R P ('Steve') Stephenson

Published: 02 Jun 2016 in Pharmacology Hall of Fame

Elected in 2016.
Born on 17 September 1925 in Milnsbridge, UK.
Died on 24 April 2004 in Edinburgh, UK.

Achievements

  • Best known for his commitment to receptor theory, Steve's ground breaking paper in 1956, published in the British Journal of Pharmacology, was based on a study of the action of acetylcholine analogues on isolated tissues and introduced two novel concepts: spare receptors and efficacy. He proposed that the parameter, efficacy, determined the link between the “strength” of a single drug-receptor complex and the size of the response.
  • He attended Royd’s Hall Grammar School and went on to read Chemistry at the University of Birmingham. After graduation he spent a year in the Department of Pharmacology in Oxford testing substitutes for coal tar as starting materials for the chemical industry.
  • In 1949 he was appointed to a Lectureship in the University of Edinburgh, in one of the few departments of Pharmacology in Britain, where he stayed until his retirement in 1987.
  • His 1956 paper had enormous impact and was cited by Sir James Black as being “very useful” when he was developing ß-blockers, and it was rumoured that Sir David Jack informed new Glaxo recruits that it was the most important paper published this century.
  • Importantly, Steve’s work enhanced the credibility of the age-old use of parallel log-dose response curves and the terms agonist and partial agonist.
  • He was very active in the British Pharmacological Society.
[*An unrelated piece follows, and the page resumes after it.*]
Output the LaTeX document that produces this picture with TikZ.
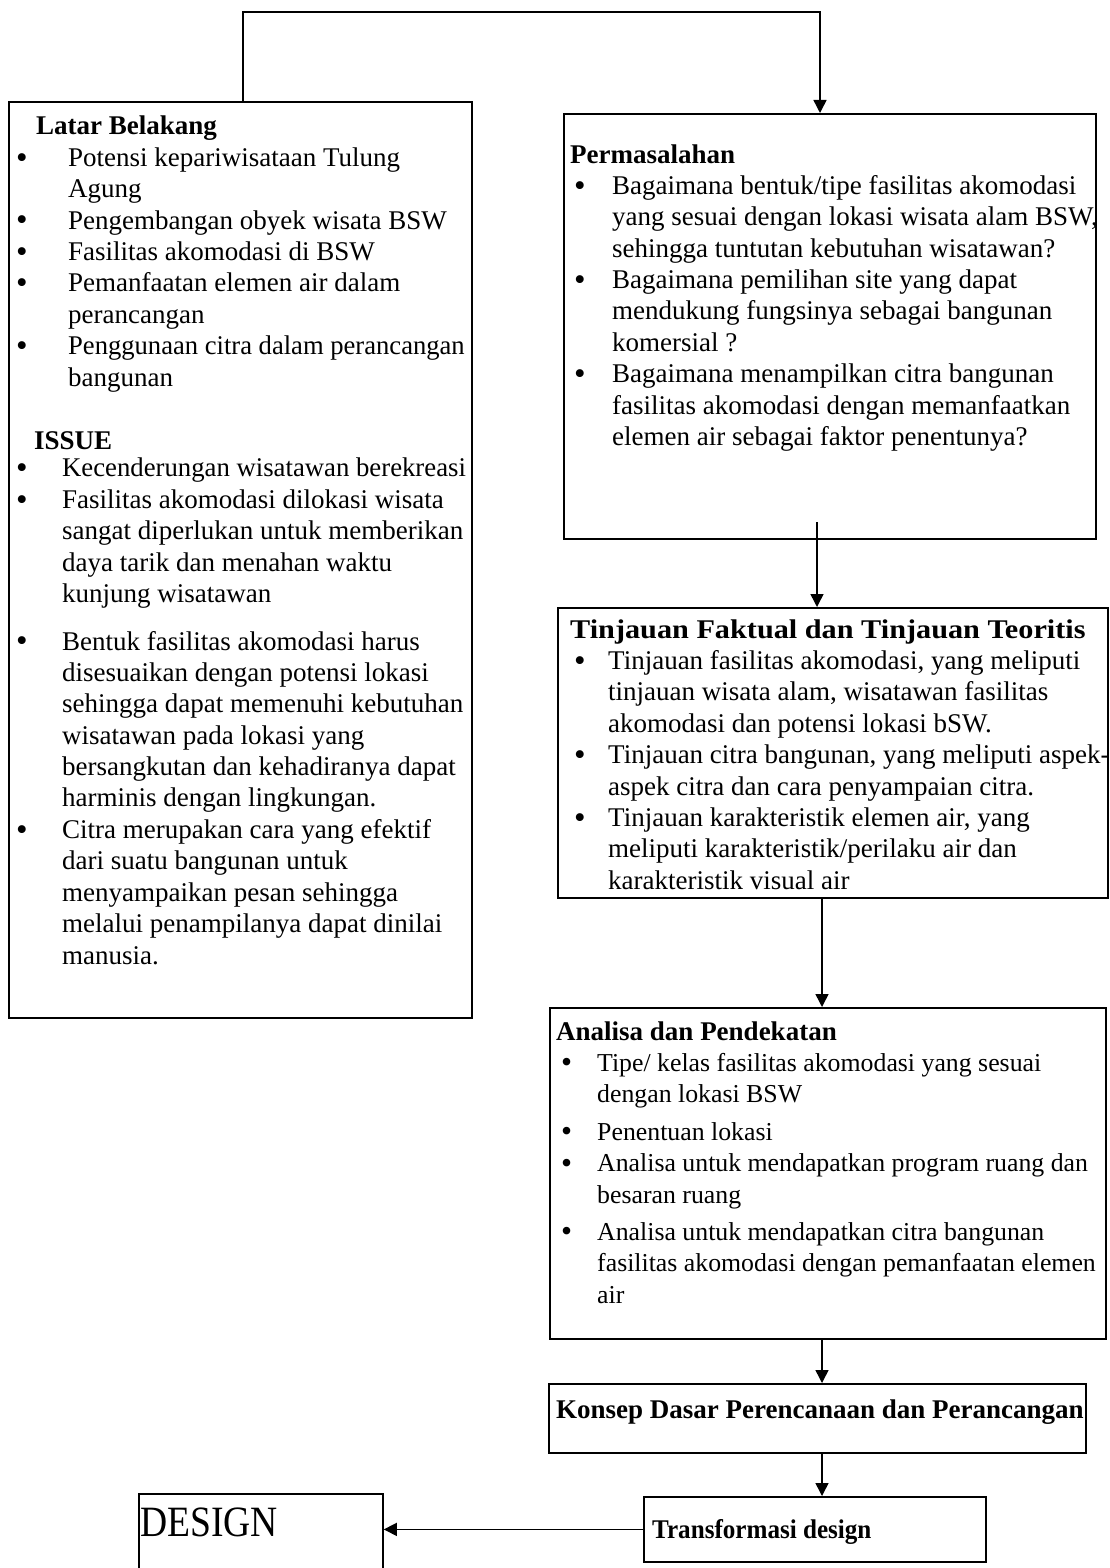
\documentclass[tikz,border=0pt]{standalone}
\usepackage{fontspec}
\usepackage{graphicx}
\setmainfont{Liberation Serif}
\usetikzlibrary{arrows.meta}
\newlength\bind
\newlength\tind
\newcommand\bigbul{\smash{\raisebox{-0.06em}{\scalebox{1.22}{\textbullet}}}}
\newcommand\ttl[2][0pt]{\noindent\hspace*{#1}\textbf{#2}\par}
\newcommand\bul[1]{\par\noindent\hbox to \tind{\hspace*{\bind}\bigbul\hss}\mbox{#1}\par}
\newcommand\cnt[1]{\par\noindent\hspace*{\tind}\mbox{#1}\par}
\newcommand\bodyfont{\fontsize{27}{31.4}\selectfont\setlength\parskip{0pt}}
\tikzset{
  box/.style={draw, line width=1.8pt, inner sep=0pt, anchor=north west},
  txt/.style={inner sep=0pt, anchor=base west},
  arr/.style={line width=1.5pt, -{Triangle[width=13pt,length=13pt]}},
  ln/.style={line width=1.5pt}
}
\begin{document}
\begin{tikzpicture}[x=1pt,y=-1pt]
\useasboundingbox (0,0) rectangle (1110,1568);
% boxes
\node[box, minimum width=463pt, minimum height=916pt] (L) at (8,101) {};
\node[box, minimum width=532pt, minimum height=425pt] (P) at (563,113) {};
\node[box, minimum width=550pt, minimum height=290pt] (T) at (557,607) {};
\node[box, minimum width=556pt, minimum height=331pt] (A) at (549,1007) {};
\node[box, minimum width=537pt, minimum height=69pt] (K) at (548,1383) {};
\node[box, minimum width=342pt, minimum height=65pt] (Tr) at (643,1496) {};
\node[box, minimum width=244pt, minimum height=97pt] (D) at (138,1493) {};
% texts
\node[txt] (Ltx) at (16,135) {\parbox[t]{600pt}{\bodyfont
  \setlength\bind{0pt}\setlength\tind{52pt}
  \ttl[20pt]{Latar Belakang}
  \bul{Potensi kepariwisataan Tulung}
  \cnt{Agung}
  \bul{Pengembangan obyek wisata BSW}
  \bul{Fasilitas akomodasi di BSW}
  \bul{Pemanfaatan elemen air dalam}
  \cnt{perancangan}
  \bul{\scalebox{0.985}[1]{Penggunaan citra dalam perancangan}}
  \cnt{bangunan}
  \vspace{32pt}
  \setlength\tind{46pt}
  \ttl[18pt]{ISSUE}
  \vspace{-4pt}
  \bul{\scalebox{0.99}[1]{Kecenderungan wisatawan berekreasi}}
  \bul{Fasilitas akomodasi dilokasi wisata}
  \cnt{sangat diperlukan untuk memberikan}
  \cnt{daya tarik dan menahan waktu}
  \cnt{kunjung wisatawan}
  \vspace{16pt}
  \bul{Bentuk fasilitas akomodasi harus}
  \cnt{disesuaikan dengan potensi lokasi}
  \cnt{sehingga dapat memenuhi kebutuhan}
  \cnt{wisatawan pada lokasi yang}
  \cnt{bersangkutan dan kehadiranya dapat}
  \cnt{harminis dengan lingkungan.}
  \bul{Citra merupakan cara yang efektif}
  \cnt{dari suatu bangunan untuk}
  \cnt{menyampaikan pesan sehingga}
  \cnt{melalui penampilanya dapat dinilai}
  \cnt{manusia.}
}};
\node[txt] (Ptx) at (570,163) {\parbox[t]{600pt}{\bodyfont
  \setlength\bind{4pt}\setlength\tind{42pt}
  \ttl{Permasalahan}
  \bul{Bagaimana bentuk/tipe fasilitas akomodasi}
  \cnt{yang sesuai dengan lokasi wisata alam BSW,}
  \cnt{sehingga tuntutan kebutuhan wisatawan?}
  \bul{Bagaimana pemilihan site yang dapat}
  \cnt{mendukung fungsinya sebagai bangunan}
  \cnt{komersial ?}
  \bul{Bagaimana menampilkan citra bangunan}
  \cnt{fasilitas akomodasi dengan memanfaatkan}
  \cnt{elemen air sebagai faktor penentunya?}
}};
\node[txt] (Ttx) at (570,638) {\parbox[t]{600pt}{\bodyfont
  \setlength\bind{4pt}\setlength\tind{38pt}
  \ttl{\scalebox{1.12}[1]{Tinjauan Faktual dan Tinjauan Teoritis}}
  \bul{Tinjauan fasilitas akomodasi, yang meliputi}
  \cnt{tinjauan wisata alam, wisatawan fasilitas}
  \cnt{akomodasi dan potensi lokasi bSW.}
  \bul{Tinjauan citra bangunan, yang meliputi aspek-}
  \cnt{aspek citra dan cara penyampaian citra.}
  \bul{Tinjauan karakteristik elemen air, yang}
  \cnt{meliputi karakteristik/perilaku air dan}
  \cnt{karakteristik visual air}
}};
\node[txt] (Atx) at (556,1040) {\parbox[t]{600pt}{\bodyfont
  \setlength\bind{5pt}\setlength\tind{41pt}
  \ttl{Analisa dan Pendekatan}
  \fontsize{25.8}{31.4}\selectfont
  \bul{Tipe/ kelas fasilitas akomodasi yang sesuai}
  \cnt{dengan lokasi BSW}
  \vspace{6pt}
  \bul{Penentuan lokasi}
  \bul{Analisa untuk mendapatkan program ruang dan}
  \cnt{besaran ruang}
  \vspace{6pt}
  \bul{Analisa untuk mendapatkan citra bangunan}
  \cnt{fasilitas akomodasi dengan pemanfaatan elemen}
  \cnt{air}
}};
\node[txt] (Ktx) at (556,1418) {\fontsize{27}{31.4}\selectfont\textbf{Konsep Dasar Perencanaan dan Perancangan}};
\node[txt] (Trtx) at (652,1538) {\fontsize{27}{31.4}\selectfont\scalebox{0.93}[1]{\textbf{Transformasi design}}};
\node[txt] (Dtx) at (140,1536) {\fontsize{37.6}{40}\selectfont\scalebox{1}[1.15]{DESIGN}};
% connectors
\coordinate (t1) at (243,12);
\coordinate (t2) at (820,12);
\draw[arr] (L.north -| t1) -- (t1) -- (t2) -- (P.north -| t2);
\coordinate (p1) at (817,522);
\draw[arr] (p1) -- (T.north -| p1);
\coordinate (c1) at (822,0);
\draw[arr] (T.south -| c1) -- (A.north -| c1);
\draw[arr] (A.south -| c1) -- (K.north -| c1);
\draw[arr] (K.south -| c1) -- (Tr.north -| c1);
\draw[arr] (Tr.west) -- (D.east |- Tr.west);
\end{tikzpicture}
\end{document}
He joined in 1949 and was a member of the committee from 1966 to 1969. He was elected to Treasurer from 1971 to 1975 and subsequently became a Trustee of the Society from 1983 to 1993. In 1994 he was elected to Honorary Membership.

Personal life

  • Steve was born in Huddersfield where his father was a weaver in a local mill
  • His wife, Jill, said of Steve at his memorial that he “had few pretensions, no personal ambition and neither the ability nor the inclination to dissemble. He really did epitomise the old saying about computers, ‘what you see is what you get’.

References
Kelly J, Stephenson J. Dr R P Stephenson (1925-2004). pA2. 2004; 2(3). Available online: http://www.pa2online.org/Vol2Issue3Stephenson.html

Stephenson RP. A modification of receptor theory. British Journal of Pharmacology and Chemotherapy. 1956;11(4):379-393.